Let a matrix $A$ satisfy $\| A (t) \| < 1$. Prove the following properties:

$$\| (I-A)^{-1} \| \leq 1 + \|A\| + \|A\|^{2} + \cdots = \frac{1}{1-\|A\|}$$

and

$$\| (I-A)^{-1} \| \geq \frac{1}{1+\|A\|}$$

Thank you. I will be attentive to any help.

Answer 1

I think you have to be a little careful here. The matrix $A$ is presumably an element of a $\it{finite }$ dimensional, and so complete vector space, $\mathscr V.$

Then, $\| \sum_{k=0}^n A^k \| \le \sum_{k=0}^n \|A\|^k ,$ which converges because $\|A\|<1.$ This implies that the sequence of matrices $\sum_{k=0}^n A^k$ converges to a matrix $A\in \mathscr V.$

To find out which one, observe that $(I-A) \sum_{k=0}^n A^k = I-A^{n+1}$ and now, on taking the limit $n\to \infty,$ we have $(I-A)^{-1}=\sum_{k=0}^n A^k$.

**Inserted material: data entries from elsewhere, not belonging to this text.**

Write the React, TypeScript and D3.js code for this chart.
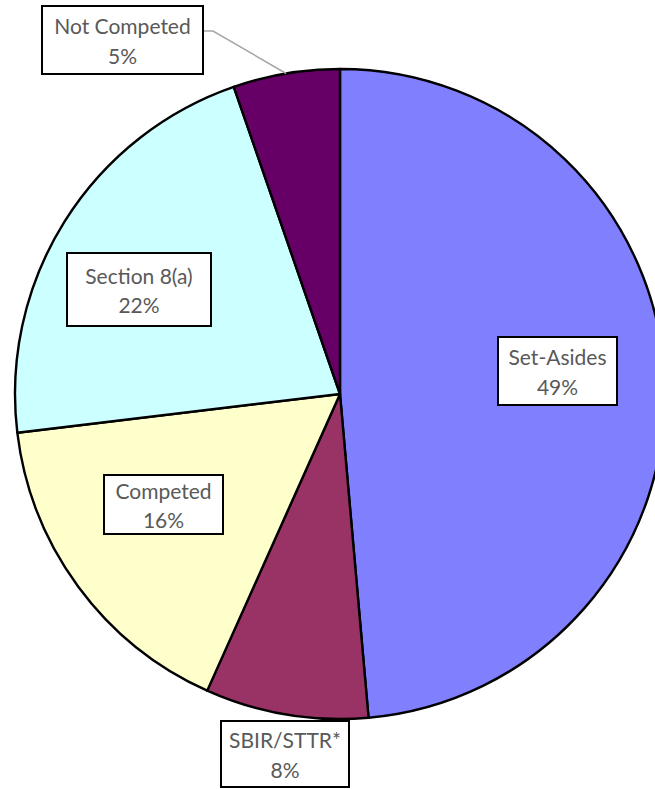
import React, { useEffect, useRef } from "react";
import * as d3 from "d3";

const categories = ["Set-Asides", "SBIR/STTR*", "Competed", "Section 8(a)", "Not Competed"];
const shares = [48.6, 8.1, 16.4, 21.6, 5.3];
const colors = ["#8080FF", "#993366", "#FFFFCC", "#CCFFFF", "#660066"];

// label box layout (center x, center y, width, height)
const labelBoxes = [
  { cx: 557.5, cy: 371, w: 119, h: 68 },
  { cx: 285, cy: 754, w: 128, h: 66 },
  { cx: 163.5, cy: 504.5, w: 119, h: 59 },
  { cx: 139, cy: 289.5, w: 144, h: 73 },
  { cx: 122.5, cy: 40, w: 161, h: 68 },
];

const W = 655;
const H = 789;

export default function App() {
  const ref = useRef<SVGSVGElement>(null);
  useEffect(() => {
    const svg = d3.select(ref.current);
    svg.selectAll("*").remove();
    const cx = 340, cy = 394, r = 325;
    const data = categories.map((c, i) => ({ c, v: shares[i], color: colors[i], box: labelBoxes[i] }));
    const pie = d3.pie<any>().sort(null).value((d) => d.v);
    const arc = d3.arc<any>().innerRadius(0).outerRadius(r);
    const arcs = pie(data);
    const g = svg.append("g").attr("transform", `translate(${cx},${cy})`);
    g.selectAll("path")
      .data(arcs)
      .enter()
      .append("path")
      .attr("d", arc as any)
      .attr("fill", (d: any) => d.data.color)
      .attr("stroke", "#000")
      .attr("stroke-width", 2.4)
      .attr("stroke-linejoin", "round");

    // leader line for Not Competed
    const nc = arcs[4];
    const ncAngle = nc.startAngle + (nc.endAngle - nc.startAngle) * 0.5;
    const ex = cx + Math.sin(ncAngle) * r;
    const ey = cy - Math.cos(ncAngle) * r;
    const b = labelBoxes[4];
    svg
      .append("polyline")
      .attr("points", `${b.cx + b.w / 2},${b.cy - 9} ${b.cx + b.w / 2 + 10},${b.cy - 9} ${ex},${ey}`)
      .attr("fill", "none")
      .attr("stroke", "#A6A6A6")
      .attr("stroke-width", 1.5);

    const lg = svg.append("g");
    data.forEach((d) => {
      const bx = d.box;
      lg.append("rect")
        .attr("x", bx.cx - bx.w / 2)
        .attr("y", bx.cy - bx.h / 2)
        .attr("width", bx.w)
        .attr("height", bx.h)
        .attr("fill", "#fff")
        .attr("stroke", "#000")
        .attr("stroke-width", 2);
      const t = lg.append("text")
        .attr("x", bx.cx)
        .attr("y", bx.cy)
        .attr("text-anchor", "middle")
        .attr("font-family", "Lato, 'Open Sans', sans-serif")
        .attr("font-size", 21)
        .attr("fill", "#595959");
      t.append("tspan").attr("x", bx.cx).attr("dy", "-0.28em").text(d.c);
      t.append("tspan").attr("x", bx.cx).attr("dy", "1.42em").text(`${Math.round(d.v)}%`);
    });
  }, []);
  return (
    <svg
      ref={ref}
      width={W}
      height={H}
      style={{ position: "absolute", left: 0, top: 0, background: "#fff" }}
    />
  );
}
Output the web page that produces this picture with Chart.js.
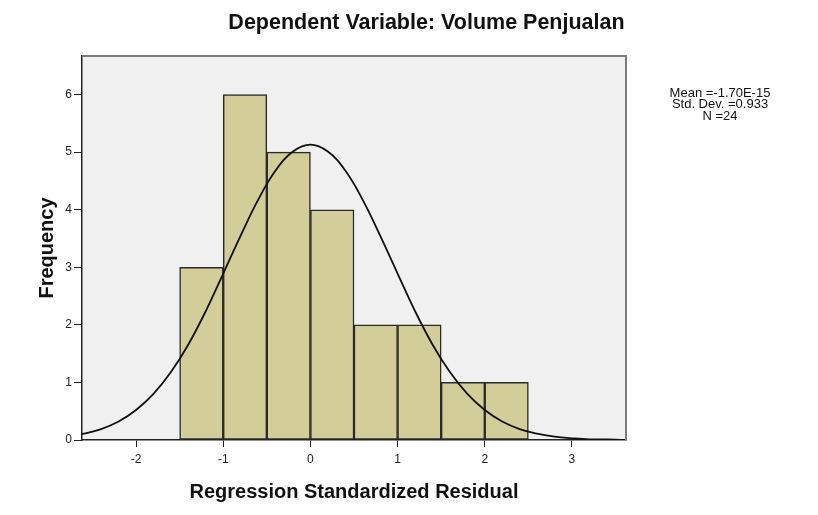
<!DOCTYPE html>
<html>
<head>
<meta charset="utf-8">
<title>Histogram - Regression Standardized Residual</title>
<script src="https://cdn.jsdelivr.net/npm/chart.js@4.4.1/dist/chart.umd.min.js"></script>
<style>
    html, body { margin: 0; padding: 0; background: #fff; }
    #wrap { width: 818px; height: 515px; }
</style>
</head>
<body>
<div id="wrap"><canvas id="histChart"></canvas></div>
<script>
// Histogram bins (bin width 0.5) and counts
const binCenters = [-1.25, -0.75, -0.25, 0.25, 0.75, 1.25, 1.75, 2.25];
const binCounts = [3, 6, 5, 4, 2, 2, 1, 1];

// Normal curve
const curveX = [-2.8, -2.6, -2.4, -2.2, -2.0, -1.8, -1.6, -1.4, -1.2, -1.0, -0.8, -0.6, -0.4, -0.2, 0,
    0.2, 0.4, 0.6, 0.8, 1.0, 1.2, 1.4, 1.6, 1.8, 2.0, 2.2, 2.4, 2.6, 2.8, 3.0, 3.2, 3.4, 3.6, 3.8];
const curveY = [0.06, 0.11, 0.19, 0.32, 0.52, 0.80, 1.18, 1.66, 2.24, 2.89, 3.55, 4.17, 4.68, 5.01, 5.13,
    5.01, 4.68, 4.17, 3.55, 2.89, 2.24, 1.66, 1.18, 0.80, 0.52, 0.32, 0.19, 0.11, 0.06, 0.03, 0.01, 0.01, 0.00, 0.00];

// Axis ticks and ranges
const xTicks = [-2, -1, 0, 1, 2, 3];
const yTicks = [0, 1, 2, 3, 4, 5, 6];
const xRange = [-2.62, 3.62];
const yRange = [0, 6.67];

const statsLines = ['Mean =-1.70E-15', 'Std. Dev. =0.933', 'N =24'];

const FONT = '"Liberation Sans", Arial, sans-serif';

// Grey plot area, frame and the stats text on the right
const plotFrame = {
    id: 'plotFrame',
    beforeDraw(chart) {
        const { ctx, chartArea: a } = chart;
        ctx.save();
        ctx.fillStyle = '#f0f0f0';
        ctx.fillRect(a.left, a.top, a.right - a.left, a.bottom - a.top);
        ctx.restore();
    },
    afterDraw(chart) {
        const { ctx, chartArea: a } = chart;
        ctx.save();
        ctx.strokeStyle = '#7a7a7a';
        ctx.lineWidth = 2;
        ctx.beginPath();
        ctx.moveTo(a.left, a.top);
        ctx.lineTo(a.right, a.top);
        ctx.lineTo(a.right, a.bottom);
        ctx.stroke();

        ctx.fillStyle = '#111';
        ctx.font = '13px ' + FONT;
        ctx.textAlign = 'center';
        ctx.textBaseline = 'middle';
        statsLines.forEach((line, i) => {
            ctx.fillText(line, 720, 93 + i * 11.5);
        });
        ctx.restore();
    }
};

const ctx = document.getElementById('histChart').getContext('2d');

new Chart(ctx, {
    type: 'bar',
    data: {
        datasets: [
            {
                type: 'line',
                data: curveX.map((x, i) => ({ x: x, y: curveY[i] })),
                borderColor: '#111',
                borderWidth: 1.8,
                pointRadius: 0,
                tension: 0.4,
                fill: false,
                order: 1
            },
            {
                type: 'bar',
                data: binCenters.map((x, i) => ({ x: x, y: binCounts[i] })),
                backgroundColor: '#d3ce99',
                borderColor: '#2a2a2a',
                borderWidth: 1.5,
                borderSkipped: false,
                barPercentage: 1,
                categoryPercentage: 1,
                order: 2
            }
        ]
    },
    options: {
        responsive: true,
        maintainAspectRatio: false,
        animation: false,
        layout: { padding: { left: 35, right: 0, top: 0, bottom: 0 } },
        plugins: {
            legend: { display: false },
            tooltip: { enabled: false },
            title: {
                display: true,
                text: 'Dependent Variable: Volume Penjualan',
                color: '#111',
                font: { family: FONT, size: 21.5, weight: 'bold' },
                padding: { top: 10.1, bottom: 20.1 }
            }
        },
        scales: {
            x: {
                type: 'linear',
                min: xRange[0],
                max: xRange[1],
                offset: false,
                afterBuildTicks: (scale) => { scale.ticks = xTicks.map(v => ({ value: v })); },
                afterFit: (scale) => { scale.height = 75; },
                grid: { drawOnChartArea: false, offset: false, tickLength: 7, color: '#222' },
                border: { color: '#222', width: 1.5 },
                ticks: { color: '#222', padding: 5, font: { family: FONT, size: 12 } },
                title: {
                    display: true,
                    text: 'Regression Standardized Residual',
                    color: '#111',
                    font: { family: FONT, size: 20, weight: 'bold' },
                    padding: { top: 0, bottom: 11 }
                }
            },
            y: {
                type: 'linear',
                min: yRange[0],
                max: yRange[1],
                afterBuildTicks: (scale) => { scale.ticks = yTicks.map(v => ({ value: v })); },
                afterFit: (scale) => { scale.width = 47; },
                grid: { drawOnChartArea: false, tickLength: 8, color: '#222' },
                border: { color: '#222', width: 1.5 },
                ticks: { color: '#222', padding: 2, font: { family: FONT, size: 12 } },
                title: {
                    display: true,
                    text: 'Frequency',
                    color: '#111',
                    font: { family: FONT, size: 20, weight: 'bold' },
                    padding: { top: 0, bottom: 0 }
                }
            },
            side: {
                type: 'linear',
                position: 'right',
                display: true,
                ticks: { display: false },
                grid: { display: false },
                border: { display: false },
                afterFit: (scale) => { scale.width = 192; }
            }
        }
    },
    plugins: [plotFrame]
});
</script>
</body>
</html>
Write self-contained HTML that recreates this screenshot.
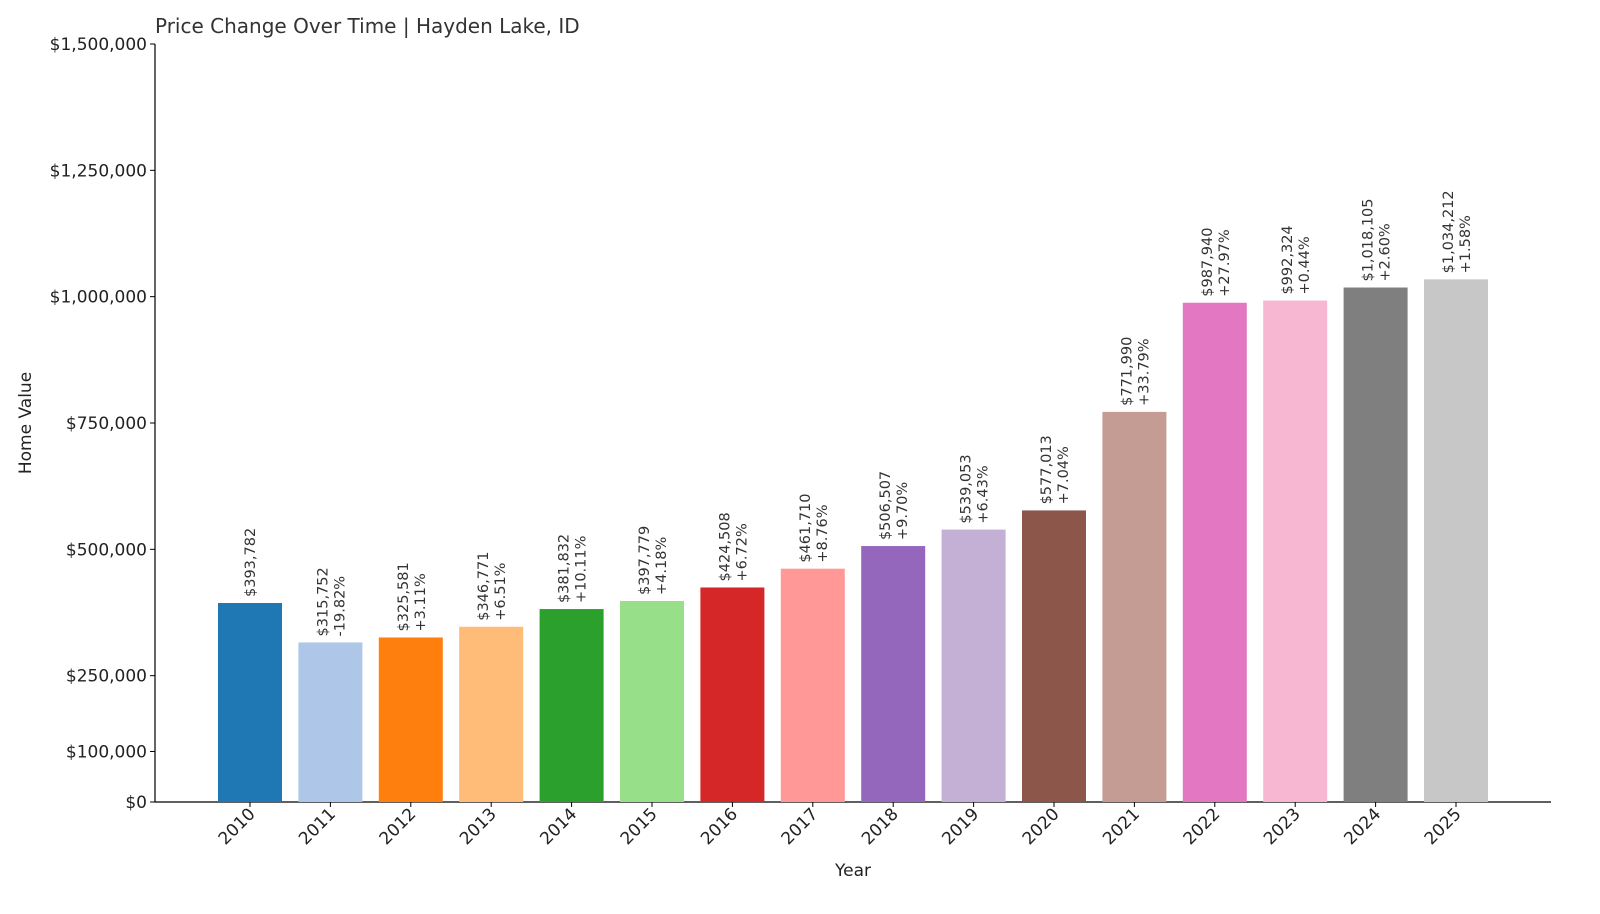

Now we can proceed to prove the inequalites. For example, for the first one,

$\|(I-A)^{-1}\|=\|I+A+A^2+\cdots +\|\le 1+\|A\|+\|A\|^2+\cdots +=\frac{1}{1-║A║}.$

The second one is just as easy.

Answer 2

You can define the inverse by noting that $(I+A+A^2+\cdots)(I-A)=I$. So $(I-A)^{-1}=I+A+A^2+\cdots$. Now just invoke the triangle inequality and the submultiplicitve property of the euclidean norm: $\|A^k\|\leq \|A\|^k$.